> **Given data**:

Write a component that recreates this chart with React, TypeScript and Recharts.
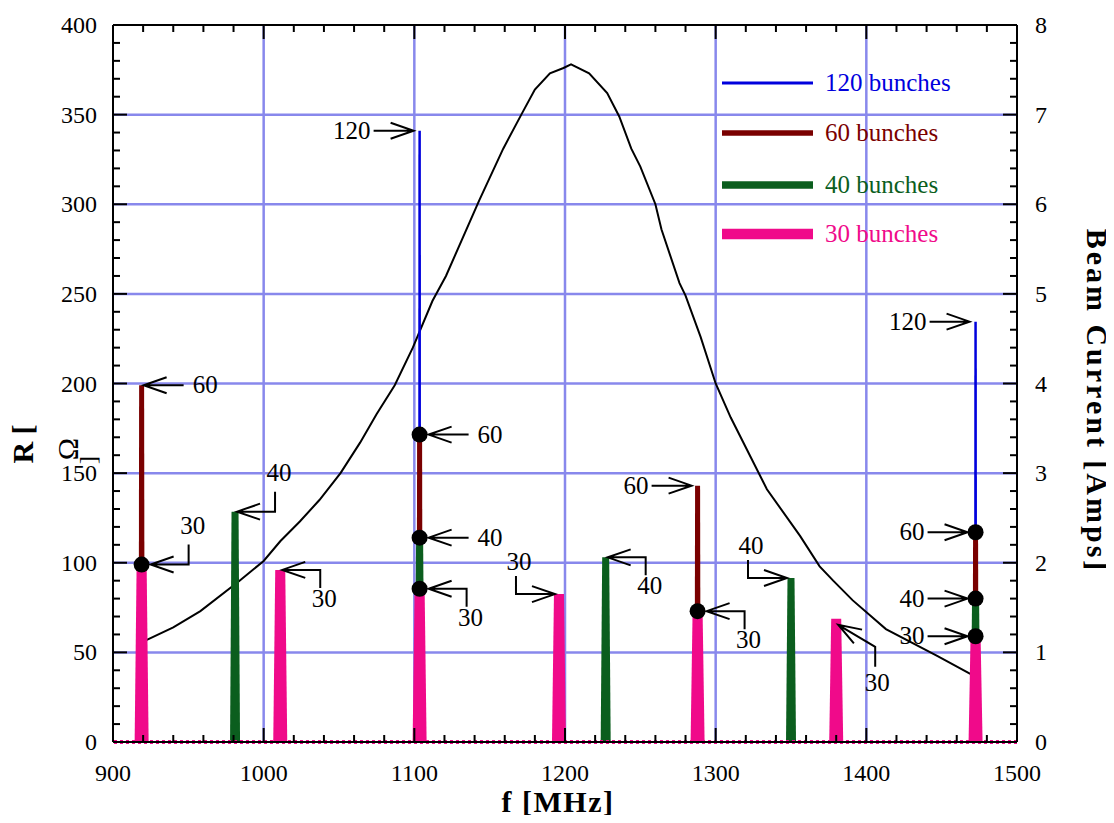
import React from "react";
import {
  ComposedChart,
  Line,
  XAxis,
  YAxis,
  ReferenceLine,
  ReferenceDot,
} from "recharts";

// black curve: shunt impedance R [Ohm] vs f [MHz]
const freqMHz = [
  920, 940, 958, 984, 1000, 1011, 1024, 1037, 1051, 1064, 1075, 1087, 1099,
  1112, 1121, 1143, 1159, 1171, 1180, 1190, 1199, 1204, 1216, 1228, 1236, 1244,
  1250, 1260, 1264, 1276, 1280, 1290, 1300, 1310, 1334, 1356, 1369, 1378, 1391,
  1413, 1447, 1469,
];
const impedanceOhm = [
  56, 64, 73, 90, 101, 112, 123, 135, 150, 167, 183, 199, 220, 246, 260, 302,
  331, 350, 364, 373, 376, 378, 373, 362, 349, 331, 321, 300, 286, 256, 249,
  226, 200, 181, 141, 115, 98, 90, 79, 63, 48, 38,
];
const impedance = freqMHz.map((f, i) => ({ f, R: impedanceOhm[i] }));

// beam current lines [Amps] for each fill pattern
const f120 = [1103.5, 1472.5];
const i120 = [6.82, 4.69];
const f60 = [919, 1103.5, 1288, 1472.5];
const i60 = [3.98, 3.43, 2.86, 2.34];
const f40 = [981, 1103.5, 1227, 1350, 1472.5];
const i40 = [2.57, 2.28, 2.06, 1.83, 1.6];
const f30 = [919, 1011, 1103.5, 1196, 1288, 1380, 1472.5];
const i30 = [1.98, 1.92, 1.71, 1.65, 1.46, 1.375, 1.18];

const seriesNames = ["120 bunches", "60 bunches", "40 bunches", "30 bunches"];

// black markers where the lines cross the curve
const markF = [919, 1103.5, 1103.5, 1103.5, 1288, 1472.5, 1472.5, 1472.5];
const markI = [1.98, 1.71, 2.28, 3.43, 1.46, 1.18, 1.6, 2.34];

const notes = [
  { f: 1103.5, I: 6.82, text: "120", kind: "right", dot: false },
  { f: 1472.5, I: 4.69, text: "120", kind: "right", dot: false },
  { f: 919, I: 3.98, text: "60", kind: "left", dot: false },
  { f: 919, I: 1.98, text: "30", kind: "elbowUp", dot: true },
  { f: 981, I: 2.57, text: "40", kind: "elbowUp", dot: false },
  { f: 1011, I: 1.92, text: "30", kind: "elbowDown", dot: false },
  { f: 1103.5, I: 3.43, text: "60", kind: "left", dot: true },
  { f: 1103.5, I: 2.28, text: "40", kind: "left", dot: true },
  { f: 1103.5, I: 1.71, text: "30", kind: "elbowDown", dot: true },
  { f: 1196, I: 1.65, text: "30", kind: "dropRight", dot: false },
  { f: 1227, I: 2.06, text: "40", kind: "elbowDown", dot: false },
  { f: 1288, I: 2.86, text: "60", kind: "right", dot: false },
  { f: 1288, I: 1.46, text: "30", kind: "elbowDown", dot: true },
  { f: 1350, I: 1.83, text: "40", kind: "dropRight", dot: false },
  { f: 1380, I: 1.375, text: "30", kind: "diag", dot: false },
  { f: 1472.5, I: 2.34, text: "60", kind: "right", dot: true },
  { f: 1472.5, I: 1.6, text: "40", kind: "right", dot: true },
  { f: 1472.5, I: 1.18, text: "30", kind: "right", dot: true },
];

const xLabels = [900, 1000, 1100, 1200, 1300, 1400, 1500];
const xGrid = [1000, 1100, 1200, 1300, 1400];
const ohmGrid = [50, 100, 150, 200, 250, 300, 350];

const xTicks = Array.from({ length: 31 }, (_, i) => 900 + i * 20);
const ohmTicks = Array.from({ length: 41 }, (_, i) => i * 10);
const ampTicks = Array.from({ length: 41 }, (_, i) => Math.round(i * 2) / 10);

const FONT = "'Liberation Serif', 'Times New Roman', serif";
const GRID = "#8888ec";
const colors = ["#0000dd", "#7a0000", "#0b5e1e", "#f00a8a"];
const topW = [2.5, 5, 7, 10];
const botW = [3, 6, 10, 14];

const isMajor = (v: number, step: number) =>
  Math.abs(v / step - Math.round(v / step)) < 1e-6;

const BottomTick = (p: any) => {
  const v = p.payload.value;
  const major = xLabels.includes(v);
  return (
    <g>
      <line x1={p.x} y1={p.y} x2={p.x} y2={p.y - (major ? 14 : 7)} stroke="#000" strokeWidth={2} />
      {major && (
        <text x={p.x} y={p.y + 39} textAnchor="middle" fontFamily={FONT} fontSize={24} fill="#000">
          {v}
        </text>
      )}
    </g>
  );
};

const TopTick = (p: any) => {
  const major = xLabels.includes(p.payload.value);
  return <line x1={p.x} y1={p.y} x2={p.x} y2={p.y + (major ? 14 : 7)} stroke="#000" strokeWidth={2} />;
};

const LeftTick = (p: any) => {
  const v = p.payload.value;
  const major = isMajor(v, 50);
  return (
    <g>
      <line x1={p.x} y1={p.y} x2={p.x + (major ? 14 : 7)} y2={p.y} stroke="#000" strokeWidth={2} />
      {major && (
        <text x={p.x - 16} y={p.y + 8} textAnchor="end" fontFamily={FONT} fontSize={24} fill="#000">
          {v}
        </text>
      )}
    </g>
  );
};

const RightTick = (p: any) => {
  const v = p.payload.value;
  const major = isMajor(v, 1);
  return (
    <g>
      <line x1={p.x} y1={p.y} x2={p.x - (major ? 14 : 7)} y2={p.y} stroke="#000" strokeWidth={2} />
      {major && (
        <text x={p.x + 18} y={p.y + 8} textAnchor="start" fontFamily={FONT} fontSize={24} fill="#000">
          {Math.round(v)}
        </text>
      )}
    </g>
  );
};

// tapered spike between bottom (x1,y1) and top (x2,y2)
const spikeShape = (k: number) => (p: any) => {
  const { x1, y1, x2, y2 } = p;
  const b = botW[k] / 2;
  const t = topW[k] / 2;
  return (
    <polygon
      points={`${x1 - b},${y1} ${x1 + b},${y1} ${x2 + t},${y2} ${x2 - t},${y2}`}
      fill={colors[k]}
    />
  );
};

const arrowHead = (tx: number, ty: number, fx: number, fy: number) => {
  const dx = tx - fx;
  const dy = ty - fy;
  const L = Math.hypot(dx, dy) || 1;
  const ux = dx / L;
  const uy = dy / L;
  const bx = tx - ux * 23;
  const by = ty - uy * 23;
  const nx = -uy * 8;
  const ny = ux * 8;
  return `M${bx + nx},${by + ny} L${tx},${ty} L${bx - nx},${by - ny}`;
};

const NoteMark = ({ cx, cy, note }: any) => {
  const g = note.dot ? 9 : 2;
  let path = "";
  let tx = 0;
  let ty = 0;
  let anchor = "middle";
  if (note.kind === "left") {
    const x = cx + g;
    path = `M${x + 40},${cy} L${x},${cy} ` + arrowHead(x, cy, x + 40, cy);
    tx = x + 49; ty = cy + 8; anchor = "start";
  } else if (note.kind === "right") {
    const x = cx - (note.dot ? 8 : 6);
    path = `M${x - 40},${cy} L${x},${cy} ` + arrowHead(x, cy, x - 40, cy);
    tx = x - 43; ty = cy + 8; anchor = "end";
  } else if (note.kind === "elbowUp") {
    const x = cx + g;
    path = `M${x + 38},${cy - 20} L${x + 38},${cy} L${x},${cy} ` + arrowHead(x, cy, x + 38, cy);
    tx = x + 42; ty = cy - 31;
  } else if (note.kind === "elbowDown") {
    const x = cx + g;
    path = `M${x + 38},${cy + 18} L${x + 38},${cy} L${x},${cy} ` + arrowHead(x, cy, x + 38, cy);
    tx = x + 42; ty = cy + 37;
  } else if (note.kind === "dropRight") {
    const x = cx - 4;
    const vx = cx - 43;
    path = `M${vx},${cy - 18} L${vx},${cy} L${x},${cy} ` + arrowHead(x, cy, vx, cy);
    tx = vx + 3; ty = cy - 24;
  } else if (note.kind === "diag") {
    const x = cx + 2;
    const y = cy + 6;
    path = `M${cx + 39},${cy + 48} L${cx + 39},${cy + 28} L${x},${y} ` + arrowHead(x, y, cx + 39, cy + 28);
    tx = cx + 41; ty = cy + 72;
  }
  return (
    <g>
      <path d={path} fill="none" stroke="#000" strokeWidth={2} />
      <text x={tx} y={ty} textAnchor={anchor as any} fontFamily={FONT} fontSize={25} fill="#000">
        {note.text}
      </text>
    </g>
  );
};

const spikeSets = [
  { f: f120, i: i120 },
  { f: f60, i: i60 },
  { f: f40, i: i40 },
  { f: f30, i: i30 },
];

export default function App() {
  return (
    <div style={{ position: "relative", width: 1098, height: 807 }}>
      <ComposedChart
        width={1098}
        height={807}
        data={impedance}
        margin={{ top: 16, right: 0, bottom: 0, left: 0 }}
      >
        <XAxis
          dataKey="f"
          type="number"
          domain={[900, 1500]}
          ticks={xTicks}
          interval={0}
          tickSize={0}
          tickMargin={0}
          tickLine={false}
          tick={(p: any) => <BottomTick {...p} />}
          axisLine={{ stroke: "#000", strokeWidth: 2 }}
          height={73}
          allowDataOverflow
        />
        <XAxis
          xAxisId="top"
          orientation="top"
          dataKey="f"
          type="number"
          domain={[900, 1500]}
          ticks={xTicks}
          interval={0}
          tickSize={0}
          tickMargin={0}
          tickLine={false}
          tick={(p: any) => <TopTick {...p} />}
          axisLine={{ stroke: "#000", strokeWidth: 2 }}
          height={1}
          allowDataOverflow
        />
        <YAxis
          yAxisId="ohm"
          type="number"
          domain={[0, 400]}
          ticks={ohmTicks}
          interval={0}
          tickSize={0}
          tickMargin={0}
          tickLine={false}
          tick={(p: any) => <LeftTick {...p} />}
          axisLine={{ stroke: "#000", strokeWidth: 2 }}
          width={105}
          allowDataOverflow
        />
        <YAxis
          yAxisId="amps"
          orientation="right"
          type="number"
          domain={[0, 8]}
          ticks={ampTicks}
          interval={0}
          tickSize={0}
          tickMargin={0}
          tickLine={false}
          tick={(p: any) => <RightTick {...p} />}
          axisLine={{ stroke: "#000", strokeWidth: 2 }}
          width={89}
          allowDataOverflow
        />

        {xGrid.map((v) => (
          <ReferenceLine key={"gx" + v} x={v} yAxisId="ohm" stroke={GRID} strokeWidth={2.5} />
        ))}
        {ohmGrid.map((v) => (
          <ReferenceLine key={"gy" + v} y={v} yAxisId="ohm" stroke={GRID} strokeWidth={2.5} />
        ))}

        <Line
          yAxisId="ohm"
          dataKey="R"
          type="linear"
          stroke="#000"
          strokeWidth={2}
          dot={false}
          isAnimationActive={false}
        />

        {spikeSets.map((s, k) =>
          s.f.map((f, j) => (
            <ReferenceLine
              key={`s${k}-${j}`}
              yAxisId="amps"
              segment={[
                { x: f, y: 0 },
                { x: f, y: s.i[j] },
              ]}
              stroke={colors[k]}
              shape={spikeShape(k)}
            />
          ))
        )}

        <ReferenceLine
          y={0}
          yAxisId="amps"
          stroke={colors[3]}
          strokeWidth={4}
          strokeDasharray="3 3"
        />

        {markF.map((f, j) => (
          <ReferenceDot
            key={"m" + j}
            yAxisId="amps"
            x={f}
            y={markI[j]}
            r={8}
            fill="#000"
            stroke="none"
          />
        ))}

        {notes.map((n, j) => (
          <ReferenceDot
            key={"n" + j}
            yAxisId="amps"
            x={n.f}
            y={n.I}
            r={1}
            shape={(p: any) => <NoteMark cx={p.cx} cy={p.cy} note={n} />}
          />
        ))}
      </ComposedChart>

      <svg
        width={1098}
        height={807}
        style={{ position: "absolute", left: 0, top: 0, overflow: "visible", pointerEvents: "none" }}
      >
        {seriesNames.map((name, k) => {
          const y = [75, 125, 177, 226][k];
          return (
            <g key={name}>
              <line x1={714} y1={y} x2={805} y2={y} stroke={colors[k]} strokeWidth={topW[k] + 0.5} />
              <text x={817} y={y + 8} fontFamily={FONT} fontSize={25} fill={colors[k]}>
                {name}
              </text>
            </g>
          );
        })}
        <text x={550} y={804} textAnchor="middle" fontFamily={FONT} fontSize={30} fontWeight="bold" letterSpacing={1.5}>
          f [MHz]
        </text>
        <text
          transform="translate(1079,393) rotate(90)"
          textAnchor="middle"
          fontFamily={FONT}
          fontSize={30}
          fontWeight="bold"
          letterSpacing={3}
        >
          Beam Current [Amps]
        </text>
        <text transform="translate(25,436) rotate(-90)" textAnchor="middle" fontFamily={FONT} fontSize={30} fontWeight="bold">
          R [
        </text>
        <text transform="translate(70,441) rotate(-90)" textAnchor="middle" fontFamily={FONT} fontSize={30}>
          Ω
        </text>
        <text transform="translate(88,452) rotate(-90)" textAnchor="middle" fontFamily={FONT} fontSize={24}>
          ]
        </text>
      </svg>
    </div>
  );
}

> **Aim of the exercise**:
Go through the material and select each line with the string "React" in it.

> **Output for this exercise**:
Write a component that recreates this chart with React, TypeScript and Recharts.
import React from "react";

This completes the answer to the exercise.